Unravelling the Vicious Circle: Poverty Alleviation and Sustainable Livelihoods in Small-scale Fisheries (POVFISH)

Moenieba Isaacs
Mafaniso Hara
The POVFISH project aims to map out the effects of environmental insecurity and degradation on poverty and food security and vice versa in small-scale fisheries. The project interrogates how poverty can be alleviated while maintaining a healthy ecosystem at the same time. The project aims to study how poor communities cope, individually and collectively, with maintaining sustainable livelihoods through periods of resources crisis. Focus is on institutions at various levels that enable collective action in communities for dealing with resource crisis. In particular, the project investigates the capacity of institutions for poverty alleviation, resources stewardship and empowerment of the poor. Although the main focus is on the south (the project has case studies from Africa, Asia and South America) where poverty in small-scale fisheries is most widespread, the management challenge is general. There are therefore also lessons to be learnt from crisis-ridden fishing communities in the north (through a number of cases from the north).  

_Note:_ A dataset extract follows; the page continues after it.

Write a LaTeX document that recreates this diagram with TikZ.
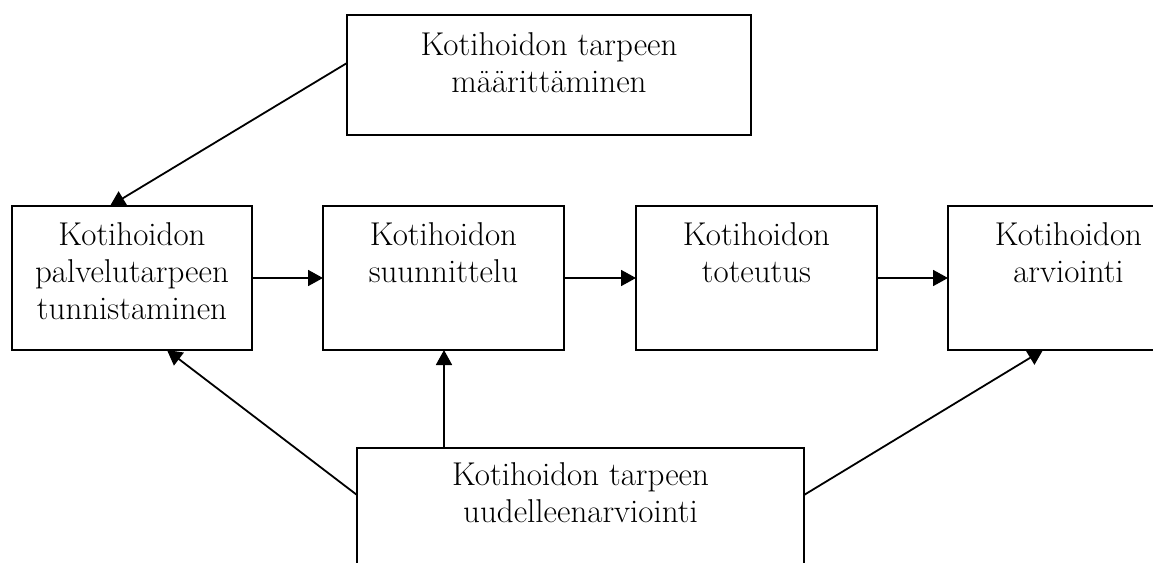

PLAAS is participating in the POVFISH project through two cases, one in South Africa (Dr. Moenieba Isaacs) and another in Malawi on the Southeast Arm of Lake Malawi (Dr. Mafaniso Hara).  

The project is coordinated by the Ma-Re-Ma Centre, Norwegian College of Fishery Science at University of Tromsø .  More information can be found on the Ma-Re-Ma website.
   
  This project is funded by Norwegian Research Council.  The duration of the project is from March 2008 to December 2010.